— STORED DATA —
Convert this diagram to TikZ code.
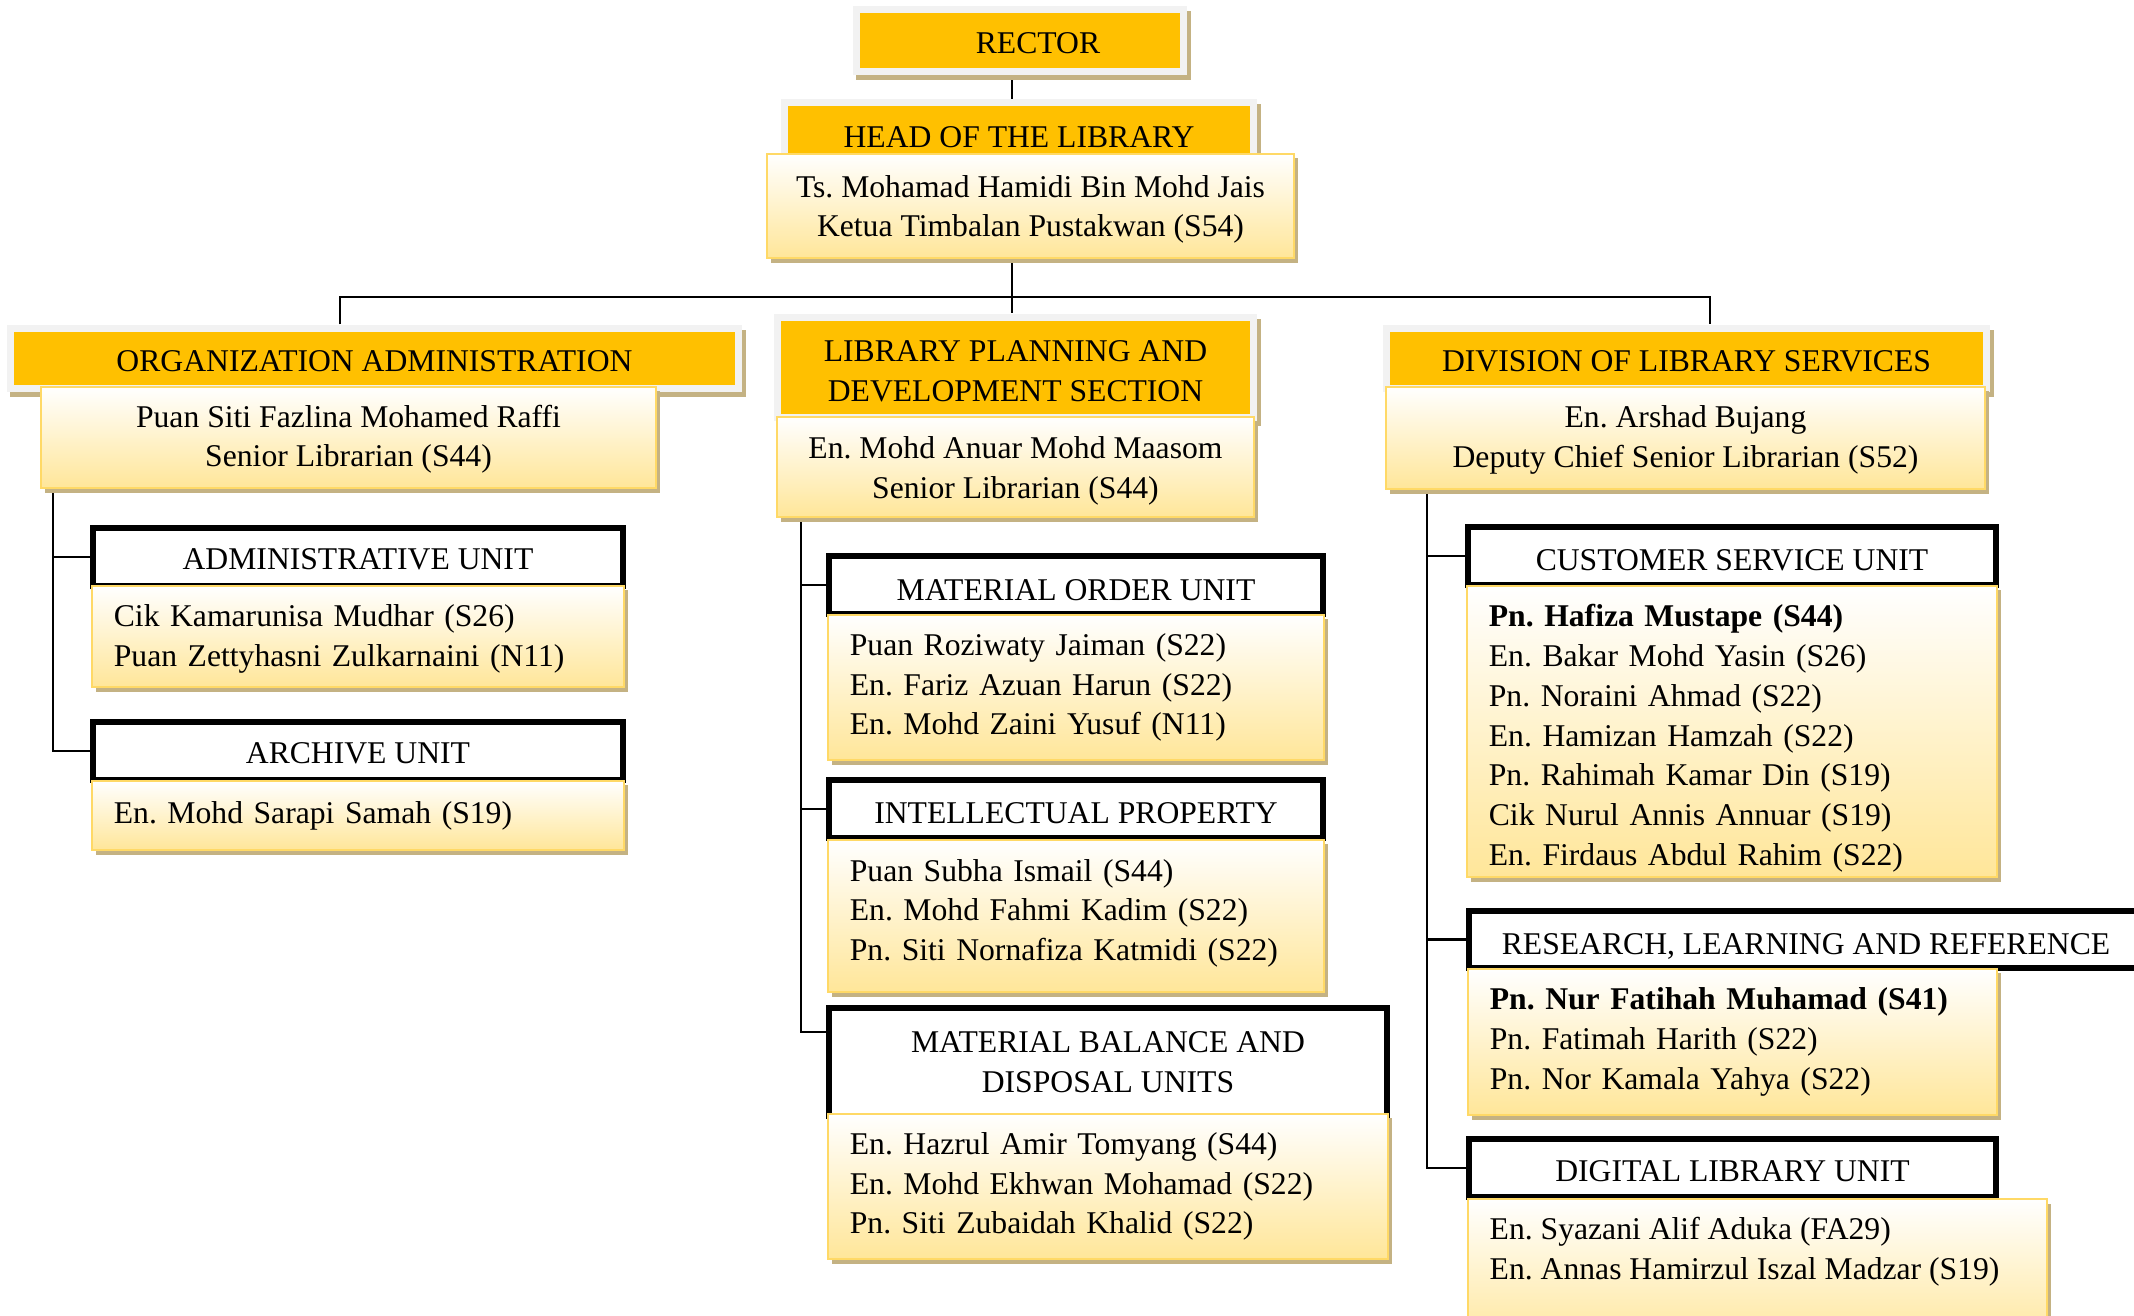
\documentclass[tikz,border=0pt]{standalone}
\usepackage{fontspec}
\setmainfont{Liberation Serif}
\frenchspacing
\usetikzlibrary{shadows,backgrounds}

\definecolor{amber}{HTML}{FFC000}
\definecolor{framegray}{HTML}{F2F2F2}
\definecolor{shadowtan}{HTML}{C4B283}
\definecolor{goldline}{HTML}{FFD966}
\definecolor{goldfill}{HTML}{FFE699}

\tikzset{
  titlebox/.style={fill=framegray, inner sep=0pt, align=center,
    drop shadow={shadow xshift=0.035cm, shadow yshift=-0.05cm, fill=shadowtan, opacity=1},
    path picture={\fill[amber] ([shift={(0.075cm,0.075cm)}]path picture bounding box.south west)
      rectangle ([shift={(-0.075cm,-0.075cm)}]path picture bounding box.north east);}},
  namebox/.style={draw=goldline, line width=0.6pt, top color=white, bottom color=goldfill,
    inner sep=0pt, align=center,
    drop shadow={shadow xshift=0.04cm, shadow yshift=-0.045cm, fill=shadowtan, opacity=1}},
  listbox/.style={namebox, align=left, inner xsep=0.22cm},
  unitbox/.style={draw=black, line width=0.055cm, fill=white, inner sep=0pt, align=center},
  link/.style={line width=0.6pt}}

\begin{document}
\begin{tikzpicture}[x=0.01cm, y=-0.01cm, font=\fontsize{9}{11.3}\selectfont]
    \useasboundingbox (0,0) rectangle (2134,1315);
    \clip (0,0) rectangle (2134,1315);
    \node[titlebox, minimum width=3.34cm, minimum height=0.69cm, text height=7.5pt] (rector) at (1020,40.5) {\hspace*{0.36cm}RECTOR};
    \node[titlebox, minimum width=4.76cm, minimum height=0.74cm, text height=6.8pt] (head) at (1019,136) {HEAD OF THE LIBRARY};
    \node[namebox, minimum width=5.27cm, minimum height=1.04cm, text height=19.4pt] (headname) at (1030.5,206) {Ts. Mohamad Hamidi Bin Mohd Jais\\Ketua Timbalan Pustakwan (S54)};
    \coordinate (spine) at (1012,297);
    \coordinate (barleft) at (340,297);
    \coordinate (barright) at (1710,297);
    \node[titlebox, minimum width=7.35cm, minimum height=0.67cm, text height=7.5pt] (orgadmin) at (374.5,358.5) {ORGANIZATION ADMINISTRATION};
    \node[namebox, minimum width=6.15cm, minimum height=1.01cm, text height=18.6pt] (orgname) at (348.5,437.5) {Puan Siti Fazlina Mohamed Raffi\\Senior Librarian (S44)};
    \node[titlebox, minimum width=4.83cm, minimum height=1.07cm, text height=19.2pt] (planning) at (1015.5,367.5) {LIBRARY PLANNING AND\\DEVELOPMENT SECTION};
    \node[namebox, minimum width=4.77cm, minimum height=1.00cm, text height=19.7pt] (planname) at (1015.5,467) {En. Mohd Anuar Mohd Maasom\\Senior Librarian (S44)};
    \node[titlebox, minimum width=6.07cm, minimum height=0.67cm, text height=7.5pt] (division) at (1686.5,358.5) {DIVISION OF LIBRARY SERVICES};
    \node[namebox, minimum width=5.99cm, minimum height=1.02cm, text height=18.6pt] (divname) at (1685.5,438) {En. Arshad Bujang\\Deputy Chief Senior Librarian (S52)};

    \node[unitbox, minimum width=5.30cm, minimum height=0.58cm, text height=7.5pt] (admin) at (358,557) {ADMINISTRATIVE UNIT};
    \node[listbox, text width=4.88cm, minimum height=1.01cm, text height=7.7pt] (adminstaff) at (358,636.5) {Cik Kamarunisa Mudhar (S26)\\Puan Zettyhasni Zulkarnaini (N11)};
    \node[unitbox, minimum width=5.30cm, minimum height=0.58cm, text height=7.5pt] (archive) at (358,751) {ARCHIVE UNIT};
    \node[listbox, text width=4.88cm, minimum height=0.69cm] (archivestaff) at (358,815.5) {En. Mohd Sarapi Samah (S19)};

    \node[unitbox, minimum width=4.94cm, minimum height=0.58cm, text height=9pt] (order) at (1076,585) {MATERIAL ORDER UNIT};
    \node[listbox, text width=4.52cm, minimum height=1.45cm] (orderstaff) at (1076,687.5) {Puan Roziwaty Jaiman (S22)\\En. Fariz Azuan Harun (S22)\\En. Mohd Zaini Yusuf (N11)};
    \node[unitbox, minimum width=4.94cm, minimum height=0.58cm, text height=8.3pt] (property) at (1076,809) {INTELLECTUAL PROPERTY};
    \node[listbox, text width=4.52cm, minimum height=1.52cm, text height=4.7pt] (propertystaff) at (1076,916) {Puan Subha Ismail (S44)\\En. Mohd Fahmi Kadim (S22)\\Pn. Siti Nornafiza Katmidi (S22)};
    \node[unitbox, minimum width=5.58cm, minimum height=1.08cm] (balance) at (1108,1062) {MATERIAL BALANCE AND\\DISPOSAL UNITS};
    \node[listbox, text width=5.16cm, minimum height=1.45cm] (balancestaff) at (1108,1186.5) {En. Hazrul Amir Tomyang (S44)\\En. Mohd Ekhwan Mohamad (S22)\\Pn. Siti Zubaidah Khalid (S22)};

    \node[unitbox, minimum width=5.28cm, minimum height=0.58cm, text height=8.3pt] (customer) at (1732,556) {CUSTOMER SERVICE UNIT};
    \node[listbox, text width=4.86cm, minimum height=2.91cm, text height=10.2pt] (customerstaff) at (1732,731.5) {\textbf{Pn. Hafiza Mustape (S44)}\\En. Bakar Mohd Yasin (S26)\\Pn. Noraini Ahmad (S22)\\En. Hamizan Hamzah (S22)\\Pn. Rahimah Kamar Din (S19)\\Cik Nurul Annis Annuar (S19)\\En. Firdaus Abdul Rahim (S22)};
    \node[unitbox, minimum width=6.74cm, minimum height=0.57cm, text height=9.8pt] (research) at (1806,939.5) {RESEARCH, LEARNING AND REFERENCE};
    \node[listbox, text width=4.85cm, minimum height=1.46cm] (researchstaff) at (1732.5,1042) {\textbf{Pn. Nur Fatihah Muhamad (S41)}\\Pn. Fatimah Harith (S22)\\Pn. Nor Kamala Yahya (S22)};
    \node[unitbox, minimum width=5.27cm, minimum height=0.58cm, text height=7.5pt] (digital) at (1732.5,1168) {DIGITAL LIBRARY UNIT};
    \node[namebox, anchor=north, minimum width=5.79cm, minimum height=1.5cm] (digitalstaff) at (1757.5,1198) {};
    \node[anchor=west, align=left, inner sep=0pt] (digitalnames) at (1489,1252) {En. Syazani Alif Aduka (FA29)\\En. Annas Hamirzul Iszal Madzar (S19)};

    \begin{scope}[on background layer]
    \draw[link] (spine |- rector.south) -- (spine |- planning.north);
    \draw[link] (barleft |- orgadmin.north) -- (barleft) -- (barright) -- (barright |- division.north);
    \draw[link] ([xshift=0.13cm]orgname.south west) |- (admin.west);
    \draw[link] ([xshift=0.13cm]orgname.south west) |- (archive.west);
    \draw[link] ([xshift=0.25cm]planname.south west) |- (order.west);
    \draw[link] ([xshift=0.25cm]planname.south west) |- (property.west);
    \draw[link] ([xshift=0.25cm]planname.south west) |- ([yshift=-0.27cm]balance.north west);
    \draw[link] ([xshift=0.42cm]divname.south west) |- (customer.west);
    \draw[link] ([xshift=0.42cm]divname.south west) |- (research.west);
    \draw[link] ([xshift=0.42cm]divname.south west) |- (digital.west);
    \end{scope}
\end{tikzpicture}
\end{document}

— SHORT EXERCISE —
Give the data again exactly as written, with all pictures left out.

— FULL ANSWER —
Convert this diagram to TikZ code.
\documentclass[tikz,border=0pt]{standalone}
\usepackage{fontspec}
\setmainfont{Liberation Serif}
\frenchspacing
\usetikzlibrary{shadows,backgrounds}

\definecolor{amber}{HTML}{FFC000}
\definecolor{framegray}{HTML}{F2F2F2}
\definecolor{shadowtan}{HTML}{C4B283}
\definecolor{goldline}{HTML}{FFD966}
\definecolor{goldfill}{HTML}{FFE699}

\tikzset{
  titlebox/.style={fill=framegray, inner sep=0pt, align=center,
    drop shadow={shadow xshift=0.035cm, shadow yshift=-0.05cm, fill=shadowtan, opacity=1},
    path picture={\fill[amber] ([shift={(0.075cm,0.075cm)}]path picture bounding box.south west)
      rectangle ([shift={(-0.075cm,-0.075cm)}]path picture bounding box.north east);}},
  namebox/.style={draw=goldline, line width=0.6pt, top color=white, bottom color=goldfill,
    inner sep=0pt, align=center,
    drop shadow={shadow xshift=0.04cm, shadow yshift=-0.045cm, fill=shadowtan, opacity=1}},
  listbox/.style={namebox, align=left, inner xsep=0.22cm},
  unitbox/.style={draw=black, line width=0.055cm, fill=white, inner sep=0pt, align=center},
  link/.style={line width=0.6pt}}

\begin{document}
\begin{tikzpicture}[x=0.01cm, y=-0.01cm, font=\fontsize{9}{11.3}\selectfont]
    \useasboundingbox (0,0) rectangle (2134,1315);
    \clip (0,0) rectangle (2134,1315);
    \node[titlebox, minimum width=3.34cm, minimum height=0.69cm, text height=7.5pt] (rector) at (1020,40.5) {\hspace*{0.36cm}RECTOR};
    \node[titlebox, minimum width=4.76cm, minimum height=0.74cm, text height=6.8pt] (head) at (1019,136) {HEAD OF THE LIBRARY};
    \node[namebox, minimum width=5.27cm, minimum height=1.04cm, text height=19.4pt] (headname) at (1030.5,206) {Ts. Mohamad Hamidi Bin Mohd Jais\\Ketua Timbalan Pustakwan (S54)};
    \coordinate (spine) at (1012,297);
    \coordinate (barleft) at (340,297);
    \coordinate (barright) at (1710,297);
    \node[titlebox, minimum width=7.35cm, minimum height=0.67cm, text height=7.5pt] (orgadmin) at (374.5,358.5) {ORGANIZATION ADMINISTRATION};
    \node[namebox, minimum width=6.15cm, minimum height=1.01cm, text height=18.6pt] (orgname) at (348.5,437.5) {Puan Siti Fazlina Mohamed Raffi\\Senior Librarian (S44)};
    \node[titlebox, minimum width=4.83cm, minimum height=1.07cm, text height=19.2pt] (planning) at (1015.5,367.5) {LIBRARY PLANNING AND\\DEVELOPMENT SECTION};
    \node[namebox, minimum width=4.77cm, minimum height=1.00cm, text height=19.7pt] (planname) at (1015.5,467) {En. Mohd Anuar Mohd Maasom\\Senior Librarian (S44)};
    \node[titlebox, minimum width=6.07cm, minimum height=0.67cm, text height=7.5pt] (division) at (1686.5,358.5) {DIVISION OF LIBRARY SERVICES};
    \node[namebox, minimum width=5.99cm, minimum height=1.02cm, text height=18.6pt] (divname) at (1685.5,438) {En. Arshad Bujang\\Deputy Chief Senior Librarian (S52)};

    \node[unitbox, minimum width=5.30cm, minimum height=0.58cm, text height=7.5pt] (admin) at (358,557) {ADMINISTRATIVE UNIT};
    \node[listbox, text width=4.88cm, minimum height=1.01cm, text height=7.7pt] (adminstaff) at (358,636.5) {Cik Kamarunisa Mudhar (S26)\\Puan Zettyhasni Zulkarnaini (N11)};
    \node[unitbox, minimum width=5.30cm, minimum height=0.58cm, text height=7.5pt] (archive) at (358,751) {ARCHIVE UNIT};
    \node[listbox, text width=4.88cm, minimum height=0.69cm] (archivestaff) at (358,815.5) {En. Mohd Sarapi Samah (S19)};

    \node[unitbox, minimum width=4.94cm, minimum height=0.58cm, text height=9pt] (order) at (1076,585) {MATERIAL ORDER UNIT};
    \node[listbox, text width=4.52cm, minimum height=1.45cm] (orderstaff) at (1076,687.5) {Puan Roziwaty Jaiman (S22)\\En. Fariz Azuan Harun (S22)\\En. Mohd Zaini Yusuf (N11)};
    \node[unitbox, minimum width=4.94cm, minimum height=0.58cm, text height=8.3pt] (property) at (1076,809) {INTELLECTUAL PROPERTY};
    \node[listbox, text width=4.52cm, minimum height=1.52cm, text height=4.7pt] (propertystaff) at (1076,916) {Puan Subha Ismail (S44)\\En. Mohd Fahmi Kadim (S22)\\Pn. Siti Nornafiza Katmidi (S22)};
    \node[unitbox, minimum width=5.58cm, minimum height=1.08cm] (balance) at (1108,1062) {MATERIAL BALANCE AND\\DISPOSAL UNITS};
    \node[listbox, text width=5.16cm, minimum height=1.45cm] (balancestaff) at (1108,1186.5) {En. Hazrul Amir Tomyang (S44)\\En. Mohd Ekhwan Mohamad (S22)\\Pn. Siti Zubaidah Khalid (S22)};

    \node[unitbox, minimum width=5.28cm, minimum height=0.58cm, text height=8.3pt] (customer) at (1732,556) {CUSTOMER SERVICE UNIT};
    \node[listbox, text width=4.86cm, minimum height=2.91cm, text height=10.2pt] (customerstaff) at (1732,731.5) {\textbf{Pn. Hafiza Mustape (S44)}\\En. Bakar Mohd Yasin (S26)\\Pn. Noraini Ahmad (S22)\\En. Hamizan Hamzah (S22)\\Pn. Rahimah Kamar Din (S19)\\Cik Nurul Annis Annuar (S19)\\En. Firdaus Abdul Rahim (S22)};
    \node[unitbox, minimum width=6.74cm, minimum height=0.57cm, text height=9.8pt] (research) at (1806,939.5) {RESEARCH, LEARNING AND REFERENCE};
    \node[listbox, text width=4.85cm, minimum height=1.46cm] (researchstaff) at (1732.5,1042) {\textbf{Pn. Nur Fatihah Muhamad (S41)}\\Pn. Fatimah Harith (S22)\\Pn. Nor Kamala Yahya (S22)};
    \node[unitbox, minimum width=5.27cm, minimum height=0.58cm, text height=7.5pt] (digital) at (1732.5,1168) {DIGITAL LIBRARY UNIT};
    \node[namebox, anchor=north, minimum width=5.79cm, minimum height=1.5cm] (digitalstaff) at (1757.5,1198) {};
    \node[anchor=west, align=left, inner sep=0pt] (digitalnames) at (1489,1252) {En. Syazani Alif Aduka (FA29)\\En. Annas Hamirzul Iszal Madzar (S19)};

    \begin{scope}[on background layer]
    \draw[link] (spine |- rector.south) -- (spine |- planning.north);
    \draw[link] (barleft |- orgadmin.north) -- (barleft) -- (barright) -- (barright |- division.north);
    \draw[link] ([xshift=0.13cm]orgname.south west) |- (admin.west);
    \draw[link] ([xshift=0.13cm]orgname.south west) |- (archive.west);
    \draw[link] ([xshift=0.25cm]planname.south west) |- (order.west);
    \draw[link] ([xshift=0.25cm]planname.south west) |- (property.west);
    \draw[link] ([xshift=0.25cm]planname.south west) |- ([yshift=-0.27cm]balance.north west);
    \draw[link] ([xshift=0.42cm]divname.south west) |- (customer.west);
    \draw[link] ([xshift=0.42cm]divname.south west) |- (research.west);
    \draw[link] ([xshift=0.42cm]divname.south west) |- (digital.west);
    \end{scope}
\end{tikzpicture}
\end{document}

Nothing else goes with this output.